TASK GOAL – Repeat the material in full. Keep every line exactly as it is.

--- RECORDED INFORMATION ---

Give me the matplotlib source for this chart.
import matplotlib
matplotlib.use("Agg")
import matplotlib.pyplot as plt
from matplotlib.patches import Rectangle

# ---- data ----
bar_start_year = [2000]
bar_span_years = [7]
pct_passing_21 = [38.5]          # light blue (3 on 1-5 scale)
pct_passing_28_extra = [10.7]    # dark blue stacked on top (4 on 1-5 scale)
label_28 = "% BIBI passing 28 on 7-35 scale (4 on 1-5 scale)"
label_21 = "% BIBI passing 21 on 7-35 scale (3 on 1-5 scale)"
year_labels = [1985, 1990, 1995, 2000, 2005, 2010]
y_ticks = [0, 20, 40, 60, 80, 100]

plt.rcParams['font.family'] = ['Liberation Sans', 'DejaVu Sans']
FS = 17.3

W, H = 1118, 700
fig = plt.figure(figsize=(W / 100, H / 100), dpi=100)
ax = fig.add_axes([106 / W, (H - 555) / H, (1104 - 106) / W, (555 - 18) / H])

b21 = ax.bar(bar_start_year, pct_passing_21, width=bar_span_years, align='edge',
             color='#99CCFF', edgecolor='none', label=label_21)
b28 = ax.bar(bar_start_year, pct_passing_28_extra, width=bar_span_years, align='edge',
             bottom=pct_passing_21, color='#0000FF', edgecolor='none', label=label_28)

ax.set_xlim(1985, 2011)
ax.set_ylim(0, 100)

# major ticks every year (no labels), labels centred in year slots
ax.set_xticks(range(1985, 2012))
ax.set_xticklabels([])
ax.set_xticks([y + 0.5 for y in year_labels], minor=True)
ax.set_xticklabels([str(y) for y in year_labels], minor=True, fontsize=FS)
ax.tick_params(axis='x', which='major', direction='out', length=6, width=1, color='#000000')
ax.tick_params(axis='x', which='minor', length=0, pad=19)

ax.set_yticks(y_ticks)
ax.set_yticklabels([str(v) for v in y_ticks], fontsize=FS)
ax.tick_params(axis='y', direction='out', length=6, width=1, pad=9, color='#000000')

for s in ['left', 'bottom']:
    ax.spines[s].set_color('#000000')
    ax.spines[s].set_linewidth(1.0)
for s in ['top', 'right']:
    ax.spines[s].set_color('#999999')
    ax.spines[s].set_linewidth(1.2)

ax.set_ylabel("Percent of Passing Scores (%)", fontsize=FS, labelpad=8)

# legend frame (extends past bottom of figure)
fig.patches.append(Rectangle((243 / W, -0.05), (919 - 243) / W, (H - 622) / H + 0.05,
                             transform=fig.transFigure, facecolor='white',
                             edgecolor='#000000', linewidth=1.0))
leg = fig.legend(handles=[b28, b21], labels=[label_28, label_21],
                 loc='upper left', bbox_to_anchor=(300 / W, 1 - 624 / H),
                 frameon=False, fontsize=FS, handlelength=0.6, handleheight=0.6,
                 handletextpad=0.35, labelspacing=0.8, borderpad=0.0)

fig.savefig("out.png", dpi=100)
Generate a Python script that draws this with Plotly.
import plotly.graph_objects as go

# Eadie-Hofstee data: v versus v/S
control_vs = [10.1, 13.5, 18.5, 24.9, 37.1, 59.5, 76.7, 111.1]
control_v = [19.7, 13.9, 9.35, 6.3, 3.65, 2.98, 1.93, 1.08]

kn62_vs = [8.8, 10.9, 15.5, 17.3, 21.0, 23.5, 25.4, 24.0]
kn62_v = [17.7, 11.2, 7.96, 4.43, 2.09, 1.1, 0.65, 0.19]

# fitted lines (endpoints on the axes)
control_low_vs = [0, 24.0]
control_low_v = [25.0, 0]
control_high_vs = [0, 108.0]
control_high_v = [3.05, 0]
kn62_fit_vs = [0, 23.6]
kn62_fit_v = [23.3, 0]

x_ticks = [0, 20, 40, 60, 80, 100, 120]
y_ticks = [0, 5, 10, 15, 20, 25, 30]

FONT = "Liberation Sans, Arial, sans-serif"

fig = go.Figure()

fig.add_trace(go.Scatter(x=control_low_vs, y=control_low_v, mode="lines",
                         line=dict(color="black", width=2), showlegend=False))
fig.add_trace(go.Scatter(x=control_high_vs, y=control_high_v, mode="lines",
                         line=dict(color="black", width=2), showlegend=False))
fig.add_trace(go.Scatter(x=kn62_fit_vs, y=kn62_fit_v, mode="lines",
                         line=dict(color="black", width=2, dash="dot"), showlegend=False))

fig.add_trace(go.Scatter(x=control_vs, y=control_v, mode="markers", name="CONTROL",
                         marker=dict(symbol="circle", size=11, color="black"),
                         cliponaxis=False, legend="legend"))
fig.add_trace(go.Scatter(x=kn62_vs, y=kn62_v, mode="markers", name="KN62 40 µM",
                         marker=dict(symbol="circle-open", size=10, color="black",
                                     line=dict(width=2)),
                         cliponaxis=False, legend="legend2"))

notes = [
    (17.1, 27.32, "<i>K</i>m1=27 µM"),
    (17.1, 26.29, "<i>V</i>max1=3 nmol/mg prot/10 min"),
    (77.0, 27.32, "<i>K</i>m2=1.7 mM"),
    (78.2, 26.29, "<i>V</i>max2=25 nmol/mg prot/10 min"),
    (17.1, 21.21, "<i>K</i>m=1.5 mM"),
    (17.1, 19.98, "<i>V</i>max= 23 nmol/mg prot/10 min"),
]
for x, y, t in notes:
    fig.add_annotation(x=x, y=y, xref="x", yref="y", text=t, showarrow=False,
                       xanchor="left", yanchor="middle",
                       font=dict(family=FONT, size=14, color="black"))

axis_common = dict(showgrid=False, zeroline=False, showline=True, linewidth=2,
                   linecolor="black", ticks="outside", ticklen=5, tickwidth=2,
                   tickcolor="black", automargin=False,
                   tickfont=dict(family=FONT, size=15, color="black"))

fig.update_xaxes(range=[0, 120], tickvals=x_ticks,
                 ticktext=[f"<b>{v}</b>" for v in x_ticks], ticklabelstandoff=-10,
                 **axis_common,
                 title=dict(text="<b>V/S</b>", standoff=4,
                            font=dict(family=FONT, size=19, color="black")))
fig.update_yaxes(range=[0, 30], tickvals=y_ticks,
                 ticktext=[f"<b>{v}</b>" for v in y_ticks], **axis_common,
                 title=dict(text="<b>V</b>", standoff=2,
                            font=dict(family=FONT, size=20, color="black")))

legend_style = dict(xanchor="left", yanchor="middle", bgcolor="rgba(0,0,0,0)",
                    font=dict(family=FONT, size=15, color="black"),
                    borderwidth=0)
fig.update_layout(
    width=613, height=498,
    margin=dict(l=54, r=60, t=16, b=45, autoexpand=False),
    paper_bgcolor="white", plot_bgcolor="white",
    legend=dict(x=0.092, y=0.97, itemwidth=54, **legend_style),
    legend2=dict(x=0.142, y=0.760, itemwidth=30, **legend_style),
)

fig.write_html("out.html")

---

EXERCISE OUTPUT –
Give me the matplotlib source for this chart.
import matplotlib
matplotlib.use("Agg")
import matplotlib.pyplot as plt
from matplotlib.patches import Rectangle

# ---- data ----
bar_start_year = [2000]
bar_span_years = [7]
pct_passing_21 = [38.5]          # light blue (3 on 1-5 scale)
pct_passing_28_extra = [10.7]    # dark blue stacked on top (4 on 1-5 scale)
label_28 = "% BIBI passing 28 on 7-35 scale (4 on 1-5 scale)"
label_21 = "% BIBI passing 21 on 7-35 scale (3 on 1-5 scale)"
year_labels = [1985, 1990, 1995, 2000, 2005, 2010]
y_ticks = [0, 20, 40, 60, 80, 100]

plt.rcParams['font.family'] = ['Liberation Sans', 'DejaVu Sans']
FS = 17.3

W, H = 1118, 700
fig = plt.figure(figsize=(W / 100, H / 100), dpi=100)
ax = fig.add_axes([106 / W, (H - 555) / H, (1104 - 106) / W, (555 - 18) / H])

b21 = ax.bar(bar_start_year, pct_passing_21, width=bar_span_years, align='edge',
             color='#99CCFF', edgecolor='none', label=label_21)
b28 = ax.bar(bar_start_year, pct_passing_28_extra, width=bar_span_years, align='edge',
             bottom=pct_passing_21, color='#0000FF', edgecolor='none', label=label_28)

ax.set_xlim(1985, 2011)
ax.set_ylim(0, 100)

# major ticks every year (no labels), labels centred in year slots
ax.set_xticks(range(1985, 2012))
ax.set_xticklabels([])
ax.set_xticks([y + 0.5 for y in year_labels], minor=True)
ax.set_xticklabels([str(y) for y in year_labels], minor=True, fontsize=FS)
ax.tick_params(axis='x', which='major', direction='out', length=6, width=1, color='#000000')
ax.tick_params(axis='x', which='minor', length=0, pad=19)

ax.set_yticks(y_ticks)
ax.set_yticklabels([str(v) for v in y_ticks], fontsize=FS)
ax.tick_params(axis='y', direction='out', length=6, width=1, pad=9, color='#000000')

for s in ['left', 'bottom']:
    ax.spines[s].set_color('#000000')
    ax.spines[s].set_linewidth(1.0)
for s in ['top', 'right']:
    ax.spines[s].set_color('#999999')
    ax.spines[s].set_linewidth(1.2)

ax.set_ylabel("Percent of Passing Scores (%)", fontsize=FS, labelpad=8)

# legend frame (extends past bottom of figure)
fig.patches.append(Rectangle((243 / W, -0.05), (919 - 243) / W, (H - 622) / H + 0.05,
                             transform=fig.transFigure, facecolor='white',
                             edgecolor='#000000', linewidth=1.0))
leg = fig.legend(handles=[b28, b21], labels=[label_28, label_21],
                 loc='upper left', bbox_to_anchor=(300 / W, 1 - 624 / H),
                 frameon=False, fontsize=FS, handlelength=0.6, handleheight=0.6,
                 handletextpad=0.35, labelspacing=0.8, borderpad=0.0)

fig.savefig("out.png", dpi=100)
Generate a Python script that draws this with Plotly.
import plotly.graph_objects as go

# Eadie-Hofstee data: v versus v/S
control_vs = [10.1, 13.5, 18.5, 24.9, 37.1, 59.5, 76.7, 111.1]
control_v = [19.7, 13.9, 9.35, 6.3, 3.65, 2.98, 1.93, 1.08]

kn62_vs = [8.8, 10.9, 15.5, 17.3, 21.0, 23.5, 25.4, 24.0]
kn62_v = [17.7, 11.2, 7.96, 4.43, 2.09, 1.1, 0.65, 0.19]

# fitted lines (endpoints on the axes)
control_low_vs = [0, 24.0]
control_low_v = [25.0, 0]
control_high_vs = [0, 108.0]
control_high_v = [3.05, 0]
kn62_fit_vs = [0, 23.6]
kn62_fit_v = [23.3, 0]

x_ticks = [0, 20, 40, 60, 80, 100, 120]
y_ticks = [0, 5, 10, 15, 20, 25, 30]

FONT = "Liberation Sans, Arial, sans-serif"

fig = go.Figure()

fig.add_trace(go.Scatter(x=control_low_vs, y=control_low_v, mode="lines",
                         line=dict(color="black", width=2), showlegend=False))
fig.add_trace(go.Scatter(x=control_high_vs, y=control_high_v, mode="lines",
                         line=dict(color="black", width=2), showlegend=False))
fig.add_trace(go.Scatter(x=kn62_fit_vs, y=kn62_fit_v, mode="lines",
                         line=dict(color="black", width=2, dash="dot"), showlegend=False))

fig.add_trace(go.Scatter(x=control_vs, y=control_v, mode="markers", name="CONTROL",
                         marker=dict(symbol="circle", size=11, color="black"),
                         cliponaxis=False, legend="legend"))
fig.add_trace(go.Scatter(x=kn62_vs, y=kn62_v, mode="markers", name="KN62 40 µM",
                         marker=dict(symbol="circle-open", size=10, color="black",
                                     line=dict(width=2)),
                         cliponaxis=False, legend="legend2"))

notes = [
    (17.1, 27.32, "<i>K</i>m1=27 µM"),
    (17.1, 26.29, "<i>V</i>max1=3 nmol/mg prot/10 min"),
    (77.0, 27.32, "<i>K</i>m2=1.7 mM"),
    (78.2, 26.29, "<i>V</i>max2=25 nmol/mg prot/10 min"),
    (17.1, 21.21, "<i>K</i>m=1.5 mM"),
    (17.1, 19.98, "<i>V</i>max= 23 nmol/mg prot/10 min"),
]
for x, y, t in notes:
    fig.add_annotation(x=x, y=y, xref="x", yref="y", text=t, showarrow=False,
                       xanchor="left", yanchor="middle",
                       font=dict(family=FONT, size=14, color="black"))

axis_common = dict(showgrid=False, zeroline=False, showline=True, linewidth=2,
                   linecolor="black", ticks="outside", ticklen=5, tickwidth=2,
                   tickcolor="black", automargin=False,
                   tickfont=dict(family=FONT, size=15, color="black"))

fig.update_xaxes(range=[0, 120], tickvals=x_ticks,
                 ticktext=[f"<b>{v}</b>" for v in x_ticks], ticklabelstandoff=-10,
                 **axis_common,
                 title=dict(text="<b>V/S</b>", standoff=4,
                            font=dict(family=FONT, size=19, color="black")))
fig.update_yaxes(range=[0, 30], tickvals=y_ticks,
                 ticktext=[f"<b>{v}</b>" for v in y_ticks], **axis_common,
                 title=dict(text="<b>V</b>", standoff=2,
                            font=dict(family=FONT, size=20, color="black")))

legend_style = dict(xanchor="left", yanchor="middle", bgcolor="rgba(0,0,0,0)",
                    font=dict(family=FONT, size=15, color="black"),
                    borderwidth=0)
fig.update_layout(
    width=613, height=498,
    margin=dict(l=54, r=60, t=16, b=45, autoexpand=False),
    paper_bgcolor="white", plot_bgcolor="white",
    legend=dict(x=0.092, y=0.97, itemwidth=54, **legend_style),
    legend2=dict(x=0.142, y=0.760, itemwidth=30, **legend_style),
)

fig.write_html("out.html")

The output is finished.